# Superposition of Waves - Standing Waves

## Homework Statement

Consider a situation in which a wave is traveling in the negative x-direction encounters a barrier and is reflected. Assume an ideal situation in which none of the energy is lost on reflection nor absorbed by the transmitting medium. This permits us to write both waves with the same amplitude. I will represent these equations as

$E_{1} = E_{0}sin(ωt + kx)$
$E_{2} = E_{0}sin(ωt - kx - θ_{R})$

Here $θ_{R}$ is included to account for possible phase shifts upon reflection. The resultant wave of the two waves can be represented as

$E_{R} = E_{1} + E_{2} = E_{0}[sin(ωt + kx) + sin(ωt - kx - θ_{R})]$

Next I make the substitution

$β_{+} = ωt + kx$ and $β_{+} = ωt - kx - θ_{R}$

and employ the identity

$sin(β_{+}) + sin(β_{-}) = 2sin(\frac{1}{2}(β_{+} + β_{-}))cos(\frac{1}{2}(β_{+} + β_{-}))$

This yields

$E_{R} = 2E_{0}cos(kx + \frac{θ_{R}}{2})sin(ωt - \frac{θ_{R}}{2})$

Consider the situation in which a standing wave results when $\frac{θ_{R}}{2} = \frac{∏}{2}$ and you get

$E_{R} = 2E_{0}sin(kx)cos(ωt)$

## The Attempt at a Solution

This is what my book claims.
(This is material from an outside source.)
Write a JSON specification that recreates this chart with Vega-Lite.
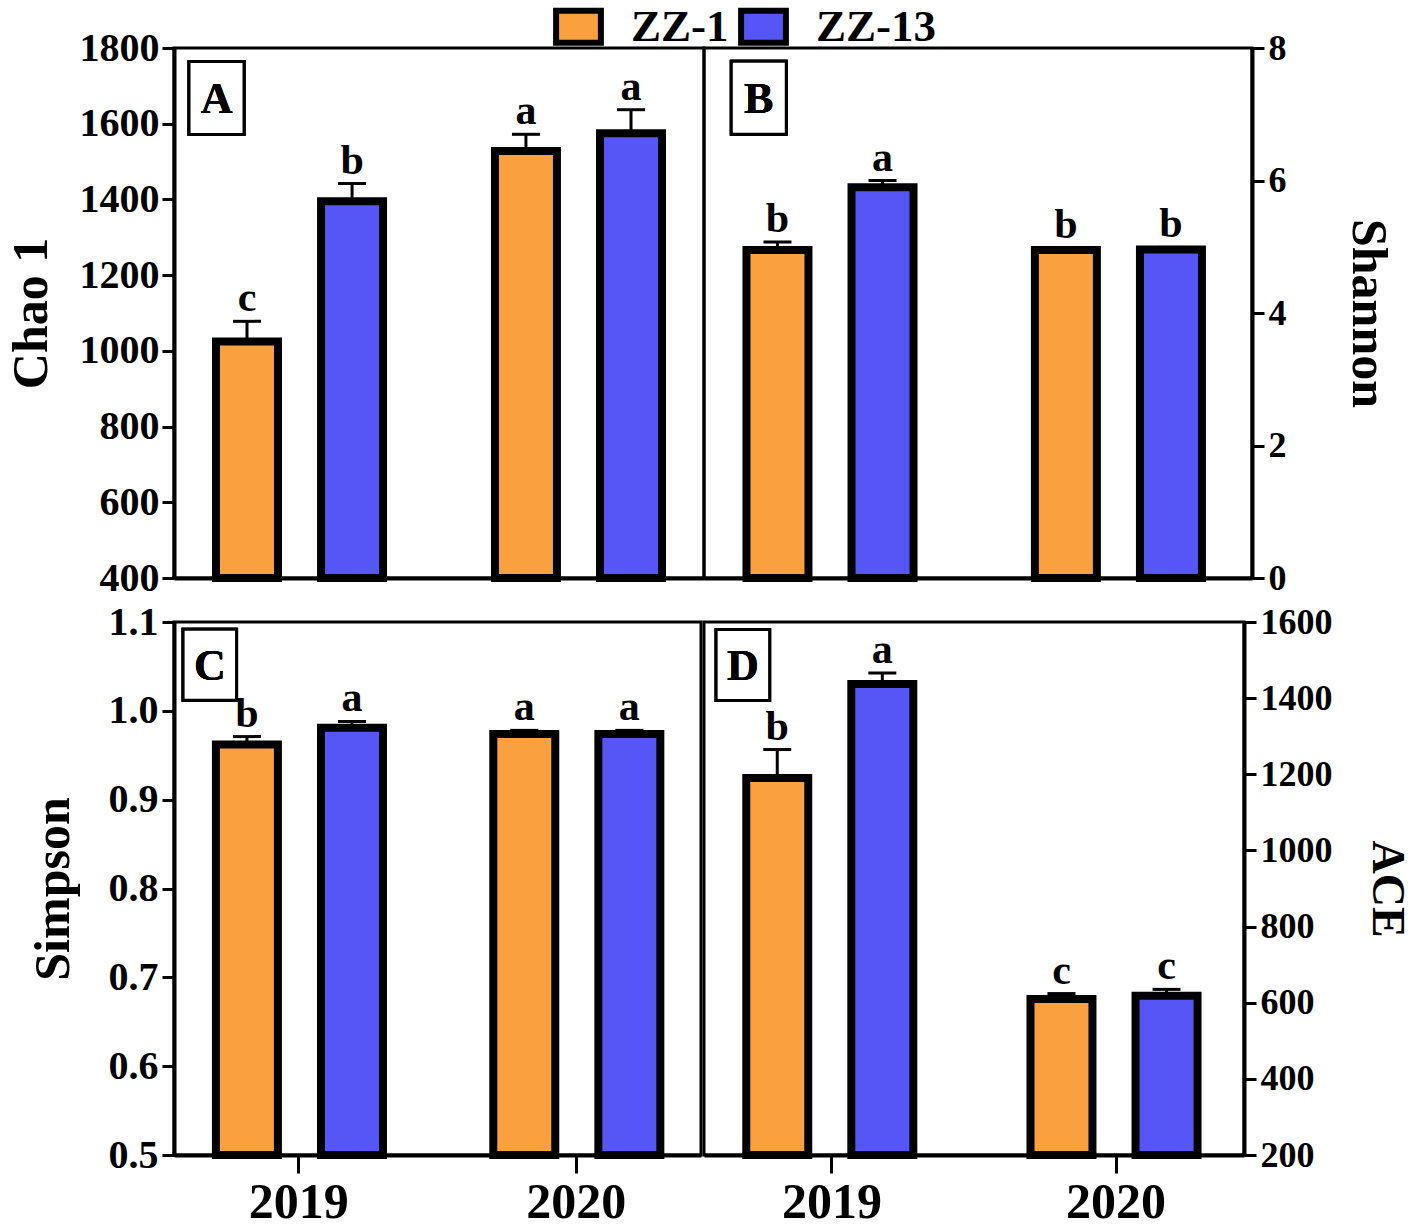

The only problem I have is that it looks like it made the substitution

$sin(x - \frac{∏}{2}) = -cos(x)$ and $cos(x - \frac{∏}{2}) = sin(x)$

The problem is that when I make these substitutions I get

$-2E_{0}sin(kx)cos(ωt)$

I'm not exactly sure how it's supposed to be positive. Thanks for any help.